The procedure that we use to populate the Shield Chart from the inital Four Mothers results in an algebraic structure known as a finite communitive group.1 This structure causes the Witnesses to either be two odd-numbered figures or two even-numbered figures (never an odd-even pair) and also only allows eight of the sixteen figures to appear as the Judge, i.e., Via, Populus, Conjunctio, Carcer, Fortuna Major, Fortuna Minor, Acquisitio, and Amissio.

Despite the cromulent amount of information that is typically offered by the Court, practitioners of nonastrological geomancy who work solely with the Shield Chart occasionally find the numerical limitations of the Judge and Witnesses to be an impedance to interpretive precision. This is especially the case when the query is formulated in terms of “who”, “what”, “when”, “where”, “how”, or “why”, which either call for a more descriptive judgment or the use of special techniques that were originally intended to be used with the astrological House Chart. Generally speaking, many of the advanced interpretive methods used in astrological geomancy assign unique meanings to all sixteen geomantic figures, such as those used for navigation, locating lost objects, or calculating time.2

In an attempt to expand the capabilities of the shield beyond those permitted by its mathematical structure, I have begun to experiment with a technique that I call “unbinding the chart”, which basically requires that the Four Daughters be generated manually (i.e., in the same manner as the Four Mothers), rather than derived from the Four Mothers in the traditional manner. By doing this, the mathematical structure of the shield is altered in such a way that allows the Judge to be any of the sixteen figures, while also enabling odd-even pairs of Witnesses, which can potentially enhance the descriptive capabilities of the Court. Unbinding the chart can also allow one to adapt the aforementioned advanced methods to the interpretive framework of the Shield Chart.

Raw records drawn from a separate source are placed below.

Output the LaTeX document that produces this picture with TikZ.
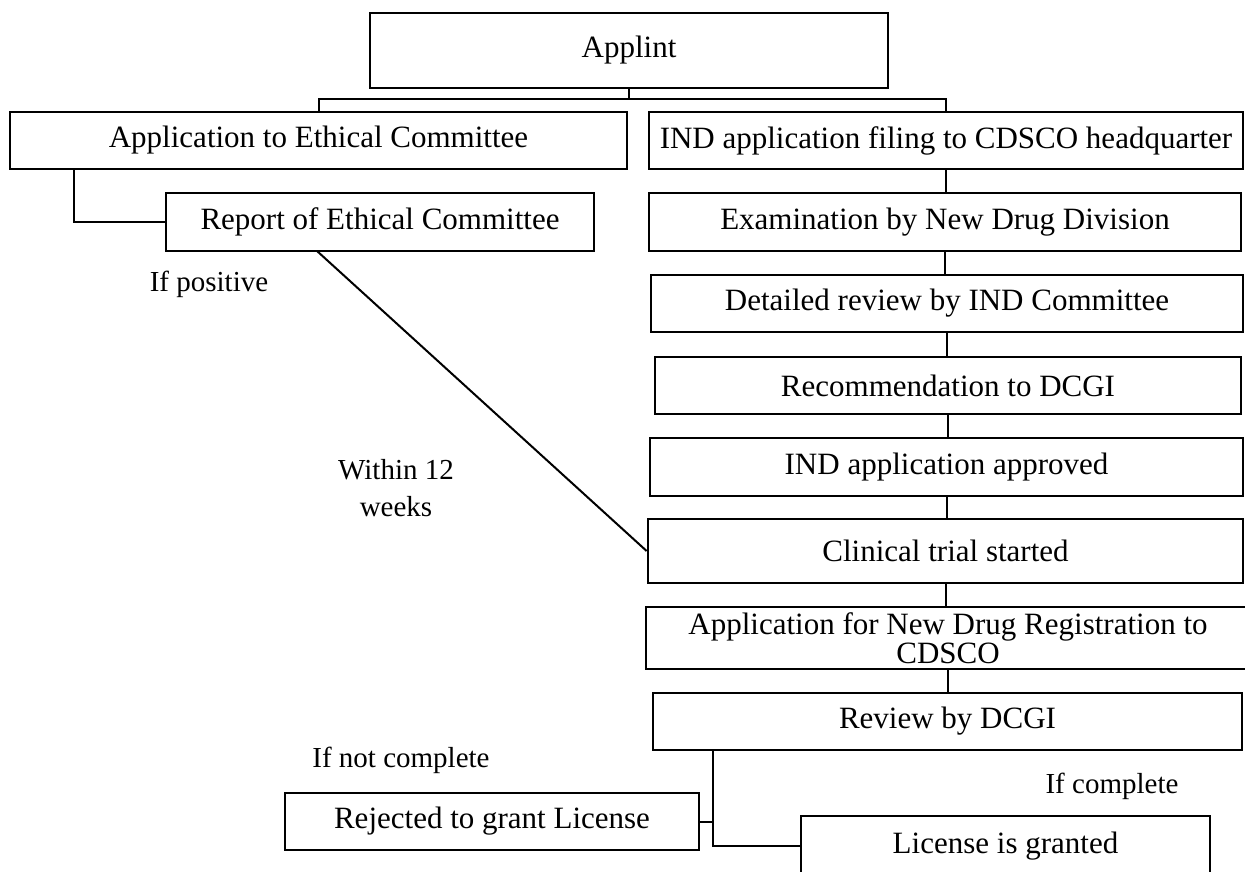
\documentclass[tikz,border=0pt]{standalone}
\usepackage{fontspec}
\usepackage{graphicx}
\setmainfont{Liberation Serif}
\newcommand\sx[1]{\scalebox{1.0}[1]{#1}}
\begin{document}
\begin{tikzpicture}[x=1pt,y=-1pt,
  box/.style={draw,line width=2.7pt,rectangle,inner sep=0pt,align=center,
    font=\fontsize{31}{30}\selectfont},
  lbl/.style={inner sep=0pt,align=center,font=\fontsize{29}{37}\selectfont},
  conn/.style={line width=2pt}]
\clip (0,0) rectangle (1245,871);
\fill[white] (0,0) rectangle (1245,871);
% boxes: center x, center y, width, height
\node[box,minimum width=518,minimum height=75] (applint) at (629,50.5) {\sx{Applint}};
\node[box,minimum width=617,minimum height=57] (ethapp) at (318.5,140.5) {\sx{Application to Ethical Committee}};
\node[box,minimum width=594,minimum height=57] (indfile) at (946,140.5) {\sx{IND application filing to CDSCO headquarter}};
\node[box,minimum width=428,minimum height=58] (report) at (380,222) {\sx{Report of Ethical Committee}};
\node[box,minimum width=592,minimum height=58] (exam) at (945,222) {\sx{Examination by New Drug Division}};
\node[box,minimum width=592,minimum height=57] (detail) at (947,303.5) {\sx{Detailed review by IND Committee}};
\node[box,minimum width=586,minimum height=57] (recomm) at (948,385.5) {\sx{Recommendation to DCGI}};
\node[box,minimum width=593,minimum height=58] (approved) at (946.5,467) {\sx{IND application approved}};
\node[box,minimum width=595,minimum height=64] (clinical) at (945.5,551) {\sx{Clinical trial started}};
\node[box,minimum width=604,minimum height=62] (ndr) at (948,638) {\sx{Application for New Drug Registration to}\\[-1pt]\sx{CDSCO}};
\node[box,minimum width=589,minimum height=57] (review) at (947.5,721.5) {\sx{Review by DCGI}};
\node[box,minimum width=414,minimum height=57] (rejected) at (492,821.5) {\sx{Rejected to grant License}};
\node[box,minimum width=409,minimum height=60] (license) at (1005.5,846) {\sx{License is granted}};
% labels
\node[lbl] (lpos) at (209,284) {\sx{If positive}};
\node[lbl] (lweeks) at (396,488) {\sx{Within 12}\\\sx{weeks}};
\node[lbl] (lnot) at (401,760) {\sx{If not complete}};
\node[lbl] (lcomp) at (1112,786) {\sx{If complete}};
% connectors
\coordinate (split) at (629,99);
\draw[conn] (applint.south) -- (split);
\draw[conn] (ethapp.north) |- (split) -| (indfile.north);
\coordinate (ec) at (74,169);
\draw[conn] (ec) |- (report.west);
\coordinate (rb) at (317,251);
\draw[conn] (rb) -- (clinical.west);
\draw[conn] (indfile.south) -- (indfile.south |- exam.north);
\draw[conn] (exam.south) -- (exam.south |- detail.north);
\draw[conn] (detail.south) -- (detail.south |- recomm.north);
\draw[conn] (recomm.south) -- (recomm.south |- approved.north);
\draw[conn] (approved.south) -- (approved.south |- clinical.north);
\draw[conn] (clinical.south) -- (clinical.south |- ndr.north);
\draw[conn] (ndr.south) -- (ndr.south |- review.north);
\coordinate (rv) at (713,750);
\draw[conn] (rv) |- (license.west);
\draw[conn] (rejected.east) -- (rejected.east -| rv);
\end{tikzpicture}
\end{document}
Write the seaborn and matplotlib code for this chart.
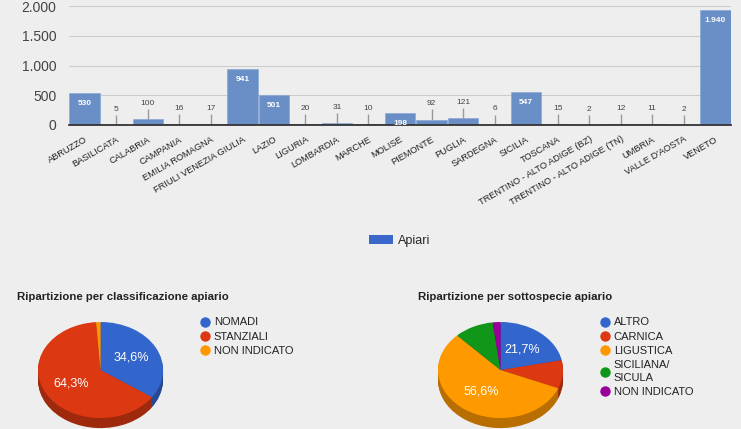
import pandas as pd
import numpy as np
import seaborn as sns
import matplotlib.pyplot as plt
from matplotlib.ticker import FuncFormatter
from matplotlib.lines import Line2D
from matplotlib.patches import Patch
import matplotlib.colors as mcolors

# dati apiari per regione
regioni = ['ABRUZZO', 'BASILICATA', 'CALABRIA', 'CAMPANIA', 'EMILIA ROMAGNA',
           'FRIULI VENEZIA GIULIA', 'LAZIO', 'LIGURIA', 'LOMBARDIA', 'MARCHE',
           'MOLISE', 'PIEMONTE', 'PUGLIA', 'SARDEGNA', 'SICILIA', 'TOSCANA',
           'TRENTINO - ALTO ADIGE (BZ)', 'TRENTINO - ALTO ADIGE (TN)', 'UMBRIA',
           "VALLE D'AOSTA", 'VENETO']
apiari = [530, 5, 100, 16, 17, 941, 501, 20, 31, 10, 198, 92, 121, 6, 547,
          15, 2, 12, 11, 2, 1940]

# classificazione
classi = ['NOMADI', 'STANZIALI', 'NON INDICATO']
classi_perc = [34.6, 64.3, 1.1]

# sottospecie
sottospecie = ['ALTRO', 'CARNICA', 'LIGUSTICA', 'SICILIANA/\nSICULA', 'NON INDICATO']
sottospecie_perc = [21.7, 9.5, 56.6, 10.2, 2.0]

sfondo = '#eeeeee'
sns.set_theme(style='white')
plt.rcParams['font.family'] = ['Liberation Sans', 'DejaVu Sans']

fig = plt.figure(figsize=(7.41, 4.29), dpi=100, facecolor=sfondo)

def punti(v):
    return f'{int(v):,}'.replace(',', '.')

# grafico a barre
ax = fig.add_axes([69/741, 1-125/429, 662/741, 119/429])
ax.set_facecolor(sfondo)
base_dati = pd.DataFrame({'regione': regioni, 'apiari': apiari})
sns.barplot(data=base_dati, x='regione', y='apiari', color='#6a8ec6', width=0.97,
            saturation=1, edgecolor='#8aa8d6', linewidth=0.5, ax=ax, zorder=3)
ax.set_ylim(0, 2000)
ax.set_xlim(-0.5, len(regioni) - 0.5)
ax.set_yticks([0, 500, 1000, 1500, 2000])
ax.yaxis.set_major_formatter(FuncFormatter(lambda v, p: punti(v)))
ax.grid(axis='y', color='#cccccc', linewidth=0.8, zorder=0)
ax.set_xlabel('')
ax.set_ylabel('')
ax.tick_params(axis='y', labelsize=10, labelcolor='#444444', length=0, pad=9)
ax.tick_params(axis='x', labelsize=6.7, labelcolor='#222222', length=0, pad=7)
ax.set_xticks(range(len(regioni)))
ax.set_xticklabels(regioni, rotation=30, ha='right', rotation_mode='anchor')
for s in ['top', 'right', 'left']:
    ax.spines[s].set_visible(False)
ax.spines['bottom'].set_color('#333333')
ax.spines['bottom'].set_linewidth(1.3)
ax.spines['bottom'].set_zorder(5)

for i, v in enumerate(apiari):
    if v >= 190:
        ax.annotate(punti(v), (i, v), xytext=(0, -5), textcoords='offset points',
                    ha='center', va='top', fontsize=6, color='white',
                    fontweight='bold', zorder=6)
    else:
        ax.vlines(i, v, v + 170, color='#999999', linewidth=1, zorder=4)
        ax.annotate(punti(v), (i, v + 170), xytext=(0, 1.5), textcoords='offset points',
                    ha='center', va='bottom', fontsize=6, color='#444444', zorder=6)

fig.legend(handles=[Patch(facecolor='#3a67c9', edgecolor='none', label='Apiari')],
           loc='center', bbox_to_anchor=(400/741, 1-241/429), frameon=False,
           fontsize=9, handlelength=1.9, handleheight=0.8, handletextpad=0.4)

# grafici a torta con effetto 3d
def torta(x0, valori, colori, etichette, titolo, tx, lx):
    axp = fig.add_axes([x0/741, 0, 125/741, 107/429])
    scuri = [tuple(np.array(mcolors.to_rgb(c)) * 0.72) for c in colori]
    for off in np.linspace(-0.21, -0.02, 10):
        axp.pie(valori, colors=scuri, startangle=90, counterclock=False,
                center=(0, off), radius=1, wedgeprops={'linewidth': 0})
    axp.pie(valori, colors=colori, startangle=90, counterclock=False,
            center=(0, 0), radius=1, wedgeprops={'linewidth': 0},
            autopct=lambda p: f'{p:.1f}%'.replace('.', ',') if p > 15 else '',
            pctdistance=0.55, textprops={'color': 'white', 'fontsize': 9})
    axp.set_aspect('auto')
    axp.set_xlim(-1, 1)
    axp.set_ylim(-1.229, 1)
    axp.axis('off')
    fig.text(tx/741, 1-297/429, titolo, fontsize=8.2, fontweight='bold',
             color='#222222', va='center')
    maniglie = [Line2D([], [], marker='o', linestyle='', markersize=7.5,
                       markerfacecolor=c, markeredgecolor='none', label=e)
                for c, e in zip(colori, etichette)]
    leg = fig.legend(handles=maniglie, loc='upper left',
                     bbox_to_anchor=(lx/741, 1-313/429), frameon=False, fontsize=8,
                     handlelength=0.8, handletextpad=0.4, labelspacing=0.38,
                     borderaxespad=0, labelcolor='#222222')
    for t in leg.get_texts():
        t.set_linespacing(1.35)

torta(38, classi_perc, ['#3366cc', '#dc3912', '#ff9900'], classi,
      'Ripartizione per classificazione apiario', 17, 196)
torta(438, sottospecie_perc, ['#3366cc', '#dc3912', '#ff9900', '#109618', '#990099'],
      sottospecie, 'Ripartizione per sottospecie apiario', 418, 596)

plt.savefig('out.png', dpi=100, facecolor=sfondo)
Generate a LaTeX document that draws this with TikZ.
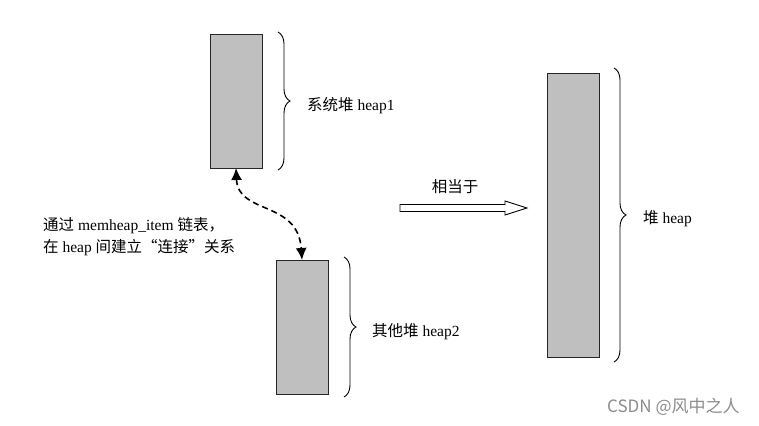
\documentclass[tikz,border=0pt]{standalone}
\usepackage{fontspec}
\setmainfont{Liberation Serif}
\newfontfamily\cjk{Noto Sans CJK SC}
\usetikzlibrary{decorations.pathreplacing,arrows.meta}
\begin{document}
\begin{tikzpicture}[x=1pt,y=-1pt,
  heapbox/.style={draw=black!85, line width=0.9pt, fill=black!25, inner sep=0pt, outer sep=0pt, minimum width=52pt},
  bracestyle/.style={draw, line width=0.9pt, decorate, decoration={brace, amplitude=12pt}},
  lbl/.style={anchor=west, inner sep=0pt, font=\fontsize{15.5}{18}\selectfont},
  linkarrow/.style={line width=1.6pt, dash pattern=on 6pt off 4pt, {Latex[length=12pt,width=11pt]}-{Latex[length=12pt,width=11pt]}},
  fatarrow/.style={draw, line width=0.9pt, fill=white}
]
\useasboundingbox (0,0) rectangle (759,425);
\fill[white] (0,0) rectangle (759,425);

% heaps
\node[heapbox, minimum height=134pt] (h1) at (236,101) {};
\node[heapbox, minimum height=134pt] (h2) at (302,327) {};
\node[heapbox, minimum height=284pt] (hb) at (573,215) {};

% braces
\draw[bracestyle] (278,32) -- (278,170);
\draw[bracestyle] (344,257) -- (344,397);
\draw[bracestyle] (614,68) -- (614,362);

% labels
\node[lbl] (l1) at (307,106) {{\cjk 系统堆} heap1};
\node[lbl] (l2) at (372,332) {{\cjk 其他堆} heap2};
\node[lbl] (l3) at (643,219) {{\cjk 堆} heap};
\node[anchor=center, inner sep=0pt, font=\fontsize{15.5}{18}\selectfont\cjk] (eq) at (455,187) {相当于};

\node[lbl] (t1) at (43,226) {{\cjk 通过} memheap\_item {\cjk 链表，}};
\node[lbl] (t2) at (43,248) {{\cjk 在} heap {\cjk 间建立“连接”关系}};

% dashed link
\draw[linkarrow] (h1.south) .. controls (238,215) and (298,200) .. (h2.north);

% equivalent arrow
\draw[fatarrow] (400,204.5) -- (505,204.5) -- (505,201) -- (527,208) -- (505,215) -- (505,211.5) -- (400,211.5) -- cycle;

% watermark
\node[anchor=west, inner sep=0pt, text=black!45, font=\fontsize{17}{19}\selectfont\cjk] (wm) at (607,407) {CSDN @风中之人};
\end{tikzpicture}
\end{document}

When interpreting an unbound chart, the role of the Judge and Witnesses remain the exactly same, as does the function of the Four Triplicities and the method of reading the Viae Punctorum (“Ways of the Points”). The numerical range of the chart sum (84–128) will also likely remain the same. In short, the only differences between the traditional and unbound Shield Charts are how the daughters are derived, the number of possible Judges, and the variability of the Witnesses. You simply carry on with your interpretation of the chart as you normally would.

  1. Marion B. Smith, “The Nature of Islamic Geomancy with a Critique of a Structuralist’s Approach,” Studia Islamica, no. 49 (January 1979): 5–38,
  2. John Michael Greer, The Art and Practice of Geomancy: Divination, Magic, and Earth Wisdom of the Renaissance (Newburyport: Weiser Books, 2009), 143, 146–147, 147–150.